Kobe Bryant’s death in January 2020 did more than rattle the worlds of sports and celebrity. It took the tragedy of that helicopter crash to reveal the full breadth and depth of Kobe’s influence, and by tracing and telling the oft-forgotten and lesser-known story of his early life, The Rise promises to provide an unparalleled insight into Kobe.
In The Rise, readers travel from the cracked concrete basketball courts of Philadelphia in the 1960s and 70s - where Kobe's father, Joe, became a playground, college and professional stand out - to the majesty and isolation of Europe, where Kobe spent his formative years and to the leafy suburbs of Lower Merion, where Kobe's legend was born. The story culminates with his leading Lower Merion to the 1995-96 Pennsylvania state championship - a true underdog run for a team with just one star player, Kobe - and with the 1996 NBA draft, where Kobe's dream of playing pro basketball culminated with his acquisition by the Los Angeles Lakers.

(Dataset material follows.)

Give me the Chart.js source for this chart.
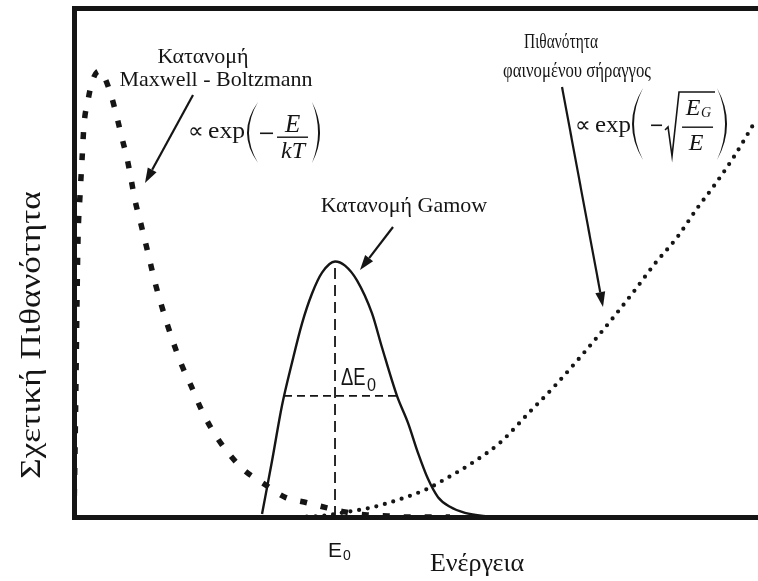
<!DOCTYPE html>
<html>
<head>
<meta charset="utf-8">
<script src="https://cdn.jsdelivr.net/npm/chart.js@4.4.1/dist/chart.umd.min.js"></script>
<style>
  html, body { margin: 0; padding: 0; background: #fff; }
</style>
</head>
<body>
<canvas id="chart" width="758" height="581"></canvas>
<script>
// Energy (arbitrary units, 0–100) and relative probability (0–100)
const maxwellE = [0, 0.15, 0.29, 0.44, 0.58, 0.88, 1.17, 1.46, 2.05, 2.63, 3.36, 3.95, 4.53, 5.41, 6.29, 7.02, 7.75, 8.33, 8.92, 9.65, 10.38, 11.11, 11.84, 12.72, 13.60, 14.62, 15.79, 17.11, 18.42, 20.03, 22.08, 24.71, 27.78, 30.85, 34.06, 36.99, 39.62, 42.84, 45.91, 48.98, 54.97];
const maxwellP = [0, 13.0, 26.8, 42.5, 54.3, 63.2, 70.1, 77.0, 81.9, 85.4, 87.4, 87.6, 86.2, 82.9, 78.5, 74.4, 70.5, 66.5, 62.2, 58.3, 54.3, 50.2, 46.1, 41.9, 38.0, 33.9, 29.7, 25.8, 21.7, 17.5, 13.4, 9.4, 6.5, 3.9, 2.8, 1.8, 1.0, 0.4, 0.2, 0, 0];

const gamowE = [27.49, 28.95, 30.41, 31.87, 33.33, 34.80, 36.26, 38.16, 39.62, 41.37, 43.57, 45.03, 47.22, 48.83, 50.29, 51.75, 53.22, 54.97, 57.16, 59.80, 63.01];
const gamowP = [0.6, 11.0, 21.9, 30.3, 38.0, 43.9, 48.0, 50.2, 49.4, 46.5, 40.0, 33.3, 23.8, 18.5, 12.6, 7.5, 3.9, 2.0, 0.8, 0.2, 0];

const tunnelE = [32.75, 35.96, 39.91, 43.27, 47.66, 51.61, 53.80, 58.19, 62.28, 66.67, 70.32, 76.90, 81.73, 84.94, 88.16, 91.08, 93.42, 96.35, 99.71];
const tunnelP = [0, 0.2, 1.0, 1.8, 3.5, 5.5, 7.1, 10.6, 14.6, 20.7, 25.8, 36.0, 44.1, 49.8, 54.9, 60.6, 64.8, 70.5, 78.0];

// Gamow peak (E0) and the width ΔE0 marked across the peak
const E0 = 38.16;
const gamowPeak = 50.2;
const widthE = [30.7, 47.22];
const widthP = 23.8;

const ink = '#151515';
const serif = '"Liberation Serif", "Times New Roman", serif';
const sans = '"Liberation Sans", Arial, sans-serif';

const toPoints = (xs, ys) => xs.map((x, i) => ({ x, y: ys[i] }));

function drawArrow(ctx, x1, y1, x2, y2) {
  const ang = Math.atan2(y2 - y1, x2 - x1);
  const len = 15, half = 5;
  const bx = x2 - len * Math.cos(ang), by = y2 - len * Math.sin(ang);
  ctx.beginPath();
  ctx.moveTo(x1, y1);
  ctx.lineTo(bx, by);
  ctx.lineWidth = 2.2;
  ctx.strokeStyle = ink;
  ctx.stroke();
  ctx.beginPath();
  ctx.moveTo(x2, y2);
  ctx.lineTo(bx + half * Math.sin(ang), by - half * Math.cos(ang));
  ctx.lineTo(bx - half * Math.sin(ang), by + half * Math.cos(ang));
  ctx.closePath();
  ctx.fillStyle = ink;
  ctx.fill();
}

// tall bracket drawn as a crescent between left and right; dir = 1 for "(", -1 for ")"
function drawParen(ctx, left, right, top, bottom, dir) {
  const t = 2;
  const mid = (top + bottom) / 2;
  const w = right - left;
  const tip = dir > 0 ? right : left;
  const ctrl = tip - dir * 2 * w;
  ctx.beginPath();
  ctx.moveTo(tip, top);
  ctx.quadraticCurveTo(ctrl, mid, tip, bottom);
  ctx.quadraticCurveTo(ctrl + dir * 2 * t, mid, tip, top);
  ctx.fillStyle = ink;
  ctx.fill();
}

// text with an optional horizontal stretch factor sx
function text(ctx, str, x, y, font, align, sx) {
  sx = sx || 1;
  ctx.save();
  ctx.font = font;
  ctx.textAlign = align || 'left';
  ctx.textBaseline = 'alphabetic';
  ctx.fillStyle = ink;
  ctx.translate(x, y);
  ctx.scale(sx, 1);
  ctx.fillText(str, 0, 0);
  ctx.restore();
}

function textWidth(ctx, str, font) {
  ctx.font = font;
  return ctx.measureText(str).width;
}

// "∝ exp" fitted into the given span
function propExp(ctx, ax, ay, span) {
  const pf = '22px ' + serif, ef = '24px ' + serif;
  const pw = textWidth(ctx, '∝', pf);
  text(ctx, '∝', ax, ay, pf);
  const start = ax + pw + 4;
  const sx = (ax + span - start) / textWidth(ctx, 'exp', ef);
  text(ctx, 'exp', start, ay, ef, 'left', sx);
}

const annotations = {
  id: 'annotations',
  afterDraw(chart) {
    const { ctx, chartArea } = chart;
    const X = v => chart.scales.x.getPixelForValue(v);
    const Y = v => chart.scales.y.getPixelForValue(v);
    ctx.save();
    ctx.fillStyle = ink;

    // Maxwell - Boltzmann label, formula and arrow
    text(ctx, 'Κατανομή', X(18.86), Y(89.19), '22px ' + serif, 'center');
    text(ctx, 'Maxwell - Boltzmann', X(20.76), Y(84.68), '22px ' + serif, 'center');
    {
      const ax = X(16.67), ay = Y(74.46);
      propExp(ctx, ax, ay, 57);
      drawParen(ctx, ax + 59, ax + 70, ay - 36, ay + 25, 1);
      ctx.fillStyle = ink;
      ctx.fillRect(ax + 72, ay - 5.5, 13, 1.6);
      ctx.fillRect(ax + 89, ay - 1.5, 31, 1.4);
      text(ctx, 'E', ax + 104.5, ay - 6, 'italic 25px ' + serif, 'center');
      text(ctx, 'kT', ax + 105, ay + 20, 'italic 24px ' + serif, 'center');
      drawParen(ctx, ax + 124, ax + 132, ay - 36, ay + 25, -1);
    }
    drawArrow(ctx, X(17.40), Y(82.91), X(10.38), Y(65.62));

    // tunnelling probability label, formula and arrow
    text(ctx, 'Πιθανότητα', X(71.20), Y(92.14), '22px ' + serif, 'center', 0.7);
    text(ctx, 'φαινομένου σήραγγος', X(73.54), Y(86.44), '22px ' + serif, 'center', 0.76);
    {
      const ax = X(73.25), ay = Y(75.64);
      propExp(ctx, ax, ay, 56);
      drawParen(ctx, ax + 57, ax + 68, ay - 44, ay + 28, 1);
      ctx.fillStyle = ink;
      ctx.fillRect(ax + 76, ay - 7.5, 11, 1.6);
      ctx.beginPath();
      ctx.moveTo(ax + 90, ay - 2);
      ctx.lineTo(ax + 93, ay - 5);
      ctx.lineTo(ax + 97, ay + 24);
      ctx.lineTo(ax + 104, ay - 40);
      ctx.lineTo(ax + 140, ay - 40);
      ctx.lineWidth = 1.6;
      ctx.lineJoin = 'miter';
      ctx.strokeStyle = ink;
      ctx.stroke();
      ctx.fillRect(ax + 107, ay - 5.5, 31, 1.4);
      text(ctx, 'E', ax + 118, ay - 17, 'italic 24px ' + serif, 'center');
      text(ctx, 'G', ax + 131, ay - 15, 'italic 14px ' + serif, 'center');
      text(ctx, 'E', ax + 121, ay + 18, 'italic 24px ' + serif, 'center');
      drawParen(ctx, ax + 142, ax + 152, ay - 44, ay + 28, -1);
    }
    drawArrow(ctx, X(71.35), Y(84.48), X(77.34), Y(41.26));

    // Gamow peak label and arrow
    text(ctx, 'Κατανομή Gamow', X(48.25), Y(59.92), '22px ' + serif, 'center');
    drawArrow(ctx, X(46.64), Y(56.97), X(41.81), Y(48.53));

    // ΔE0 across the peak
    {
      const lx = X(39.04), ly = Y(25.93);
      text(ctx, 'ΔE', lx, ly, '23px ' + sans, 'left', 0.8);
      const w = textWidth(ctx, 'ΔE', '23px ' + sans) * 0.8;
      text(ctx, '0', lx + w + 1.5, ly + 6, '18px ' + sans, 'left', 0.9);
    }

    // axis labels
    {
      const ex = X(E0) - 7, ey = chartArea.bottom + 40;
      text(ctx, 'E', ex, ey, '21px ' + sans);
      const w = textWidth(ctx, 'E', '21px ' + sans);
      text(ctx, '0', ex + w + 1, ey + 3, '14px ' + sans);
    }
    text(ctx, 'Ενέργεια', X(58.92), chartArea.bottom + 54, '26px ' + serif, 'center');

    ctx.translate(40, Y(35.76));
    ctx.rotate(-Math.PI / 2);
    text(ctx, 'Σχετική Πιθανότητα', 0, 0, '30px ' + serif, 'center', 1.17);

    ctx.restore();
  }
};

const hiddenAxis = {
  grid: { display: false, drawTicks: false },
  ticks: { display: false },
  border: { display: true, width: 5, color: ink }
};

const chart = new Chart(document.getElementById('chart'), {
  type: 'line',
  data: {
    datasets: [
      {
        label: 'Maxwell - Boltzmann',
        data: toPoints(maxwellE, maxwellP),
        borderColor: ink,
        borderWidth: 5.5,
        borderDash: [7, 14],
        borderCapStyle: 'butt',
        cubicInterpolationMode: 'monotone',
        pointRadius: 0
      },
      {
        label: 'Σήραγγα',
        data: toPoints(tunnelE, tunnelP),
        borderColor: ink,
        borderWidth: 4.2,
        borderDash: [0, 8.8],
        borderCapStyle: 'round',
        cubicInterpolationMode: 'monotone',
        pointRadius: 0
      },
      {
        label: 'Gamow',
        data: toPoints(gamowE, gamowP),
        borderColor: ink,
        borderWidth: 2.4,
        cubicInterpolationMode: 'monotone',
        pointRadius: 0
      },
      {
        label: 'E0',
        data: [{ x: E0, y: 0 }, { x: E0, y: gamowPeak }],
        borderColor: ink,
        borderWidth: 1.8,
        borderDash: [11, 6],
        pointRadius: 0
      },
      {
        label: 'ΔE0',
        data: [{ x: widthE[0], y: widthP }, { x: widthE[1], y: widthP }],
        borderColor: ink,
        borderWidth: 1.8,
        borderDash: [8, 5],
        pointRadius: 0
      }
    ]
  },
  options: {
    responsive: false,
    animation: false,
    devicePixelRatio: 1,
    layout: { padding: { left: 74, top: 8, right: 0, bottom: 64 } },
    plugins: { legend: { display: false }, tooltip: { enabled: false } },
    scales: {
      x: Object.assign({ type: 'linear', min: 0, max: 100 }, hiddenAxis),
      xTop: Object.assign({ type: 'linear', position: 'top', min: 0, max: 100 }, hiddenAxis),
      y: Object.assign({ min: 0, max: 100 }, hiddenAxis)
    }
  },
  plugins: [annotations]
});
</script>
</body>
</html>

With exclusive access to a series of never-before-released interviews during Bryant's senior season and early days in the NBA. Mike Sielski's The Rise reveals insights never seen before. For a quarter-century, these tapes and transcripts preserved Kobe's thoughts, dreams and goals from his teenage years, and they contained insights into him and told stories about him that have never been revealed before.
This is beyond a mere basket ball book. This is an exploration of the making of an icon and the effect of his development on those around him - the essence of the man before he truly became a man.
PUBLISHERS WEEKLY
Philadelphia Inquirer columnist Sielski (Fading Echoes) presents a riveting chronicle of the life of basketball superstar Kobe Bryant (1978–2020) from his youth up to when "great things" were just beginning to happen. Using previously unpublished interviews between Bryant and Jeremy Treatman—a reporter for the Philadelphia Inquirer who went from covering Bryant's promising high school basketball career to becoming one of his "most trusted confidants"—Sielski tracks "the tail of Kobe's comet" from the 1980s, when he played under the tutelage of his father, former Philadelphia 76ers star Joe Bryant, to leading his Pennsylvania high school basketball team to a championship, up to the pivotal moment when he was drafted by the Los Angeles Lakers. What emerges is a fascinating portrait of a passionate athlete with an oversize ego and ambition matched by generational talent, accompanied by shyness, and a regular-kid persona off the court. In highlighting others who've influenced Bryant—among them his 10th grade English teacher, Jeanne Mastriano, who taught him and his classmates to "develop flexibility and confidence" through storytelling—and not neglecting his occasional bad behavior, such as yelling at one coach as a kid, Sielski lends pathos to a celebrity player known for stoicism in the face of pain. Fans will relish this nuanced take on an oft-overlooked part of the legend's remarkable story.